The house-based collection system hydrologic and hydraulics model (H/H model) approach by Dr. Hazem Gheith is used to plan the integrated plan program. The approach splits the I/I into its source components; house foundation, lateral house connections and main sewers. The approach tracks the groundwater fluctuation at these sources, and calculates their impact on the I/I hydrograph. This split allows improved quantification of I/I through the roof drainage redirection away from the house’ perimeter, storm sump pump foundation drainage, lining both the lateral house connections and main sewers.
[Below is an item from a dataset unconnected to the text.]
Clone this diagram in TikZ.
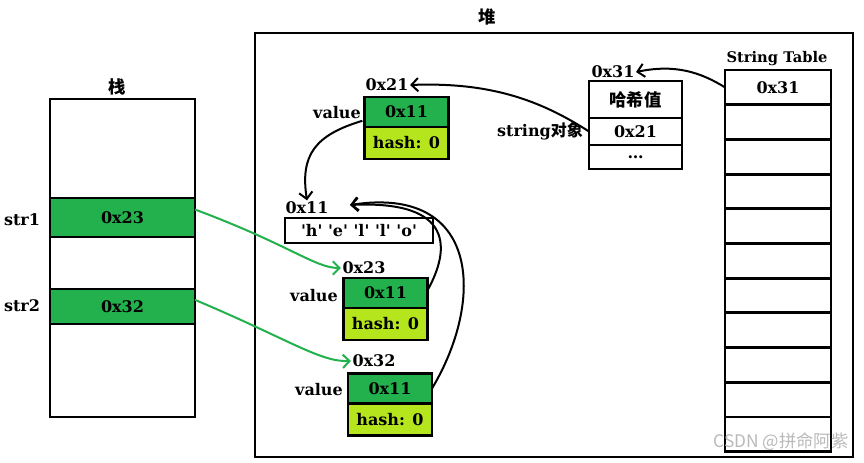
\documentclass[tikz,border=0pt]{standalone}
\usepackage{fontspec}
\setmainfont{DejaVu Serif}
\newfontfamily\zhfont{Noto Sans CJK SC}
\usetikzlibrary{positioning,arrows.meta}
\definecolor{cellgreen}{RGB}{34,177,76}
\definecolor{hashgreen}{RGB}{181,230,29}
\newcommand\qch[1]{\textquotesingle#1\textquotesingle}

\tikzset{
  lbl/.style={inner sep=1pt,font=\bfseries\fontsize{12}{14}\selectfont},
  zh/.style={inner sep=1pt,font=\zhfont\bfseries\fontsize{13}{15}\selectfont},
  cell/.style={draw,line width=2.2pt,outer sep=0pt,lbl,inner sep=0pt},
  valcell/.style={cell,fill=cellgreen,minimum width=63pt,minimum height=22.5pt},
  hashcell/.style={cell,fill=hashgreen,minimum width=63pt,minimum height=24pt},
  stackcell/.style={cell,fill=cellgreen,minimum width=108.75pt},
  tcell/.style={cell,minimum width=79.5pt,minimum height=26pt},
  ptr/.style={line width=1.5pt,-{Straight Barb[length=5pt,width=10pt]}},
  gptr/.style={ptr,draw=cellgreen}
}

\begin{document}
\begin{tikzpicture}[x=0.75pt,y=0.75pt,yscale=-1,xscale=1]
\useasboundingbox (0,0) rectangle (864,463);

% Stack
\node [zh] (zhan) at (117,87) {栈};
\node [cell,minimum width=108.75pt,minimum height=238.5pt] (stack) at (122.5,258) {};
\node [stackcell,minimum height=29.25pt] (s1) at (122.5,217.5) {0x23};
\node [stackcell,minimum height=26.25pt] (s2) at (122.5,306.5) {0x32};
\node [lbl] (n1) at (22,220) {str1};
\node [lbl] (n2) at (22,306) {str2};

% Heap
\node [zh] (dui) at (487,17) {堆};
\node [draw,line width=1.6pt,minimum width=448.5pt,minimum height=318pt] (heap) at (554,245) {};

\node [valcell] (o21v) at (406.5,112) {0x11};
\node [hashcell,below=0pt of o21v] (o21h) {hash: 0};
\node [lbl] (l21) at (387,85) {0x21};
\node [lbl] (v21) at (337,113) {value};

\node [cell,minimum width=111pt,minimum height=18.75pt] (arr) at (359,230.5) {\qch{h} \qch{e} \qch{l} \qch{l} \qch{o}};
\node [lbl] (l11) at (307,208) {0x11};
\coordinate (in11) at (350,205);

\node [valcell] (o23v) at (385.5,293) {0x11};
\node [hashcell,below=0pt of o23v] (o23h) {hash: 0};
\node [lbl] (l23) at (364,268) {0x23};
\node [lbl] (v23) at (314,296) {value};

\node [valcell] (o32v) at (390,388.5) {0x11};
\node [hashcell,below=0pt of o32v] (o32h) {hash: 0};
\node [lbl] (l32) at (374,361) {0x32};
\node [lbl] (v32) at (319,390) {value};

% String object
\node [cell,zh,inner sep=0pt,minimum width=69.75pt,minimum height=27.75pt] (so1) at (635.5,99.5) {哈希值};
\node [cell,minimum width=69.75pt,minimum height=20.25pt,below=0pt of so1] (so2) {0x21};
\node [cell,minimum width=69.75pt,minimum height=18pt,below=0pt of so2] (so3) {\dots};
\node [lbl] (l31) at (613,72) {0x31};
\node [lbl] (sobj) at (540,131) {string{\zhfont 对象}};

% String Table
\node [lbl,font=\bfseries\fontsize{11}{13}\selectfont] (tname) at (777,59) {String Table};
\node [tcell] (t0) at (778,87.35) {0x31};
\foreach \i in {1,...,10}
  \node [tcell] (t\i) at (778,87.35+34.7*\i) {};

\node [font=\zhfont\fontsize{13}{15}\selectfont,text=gray!55] (mark) at (781,442) {CSDN @拼命阿紫};

% Pointers
\draw [gptr] ([yshift=-6pt]s1.east) .. controls (290,245) and (315,268) .. (l23.west);
\draw [gptr] ([yshift=-5pt]s2.east) .. controls (290,340) and (320,362) .. (l32.west);
\draw [ptr] (t0.west) .. controls (700,72) and (675,64) .. (l31.east);
\draw [ptr] (so2.west) .. controls (540,100) and (490,82) .. (l21.east);
\draw [ptr] (v21.south east) .. controls (315,135) and (300,155) .. (l11.north);
\draw [ptr] ([yshift=-2pt]o23v.east) .. controls (450,250) and (455,200) .. (in11);
\draw [ptr] (o32v.east) .. controls (485,300) and (480,185) .. (in11);

\end{tikzpicture}
\end{document}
The approach also allows the usage and application of a user defined present effectiveness of technology application at a house level and investigate its impact on meeting the proposed level of service (LOS) for SSO, MH flooding and WIB. As the H/H model is used to track the sanitary system LOS, the modeling approach also quantifies the additional street flow because of the I/I reduction activities, which allows adequate planning to avoid additional street flooding.

Effective placement and sizing of the GI program as to mitigate the storm collection system deficiency and to track water quality improvement require confidence in modeling the surface stormwater flooding and routing conditions. The City of Columbus produced a Stormwater Modeling Manual for Blueprint Columbus in which the modeling approach is enhanced with the addition of street channels, the incidental street ponding and the limitation of the storm inlets. LiDAR data is used to obtain the street cross channel section and the ARCGIS Sink Analysis is used to identify the streets incidental ponds and their attribute. Field investigation is performed to obtain storm inlets configuration. The updated model platform is used to calculate the street stormwater flow at a high level as well as the expected street flooding spread. This in turns allowed for effective planning for the GIs to mitigate the additional ponding and flooding spread, as well as planning a WQv and 20% TSS removal targets.

This presentation details the steps taken to plan and implement the Blueprint Columbus program to the Miller/Kelton study area. The presentation will detail the I/I modeling approach, the procedure to predict I/I removal and the impact of the street channels, incidental ponds and storm inlets on planning and placing the proposed GI program.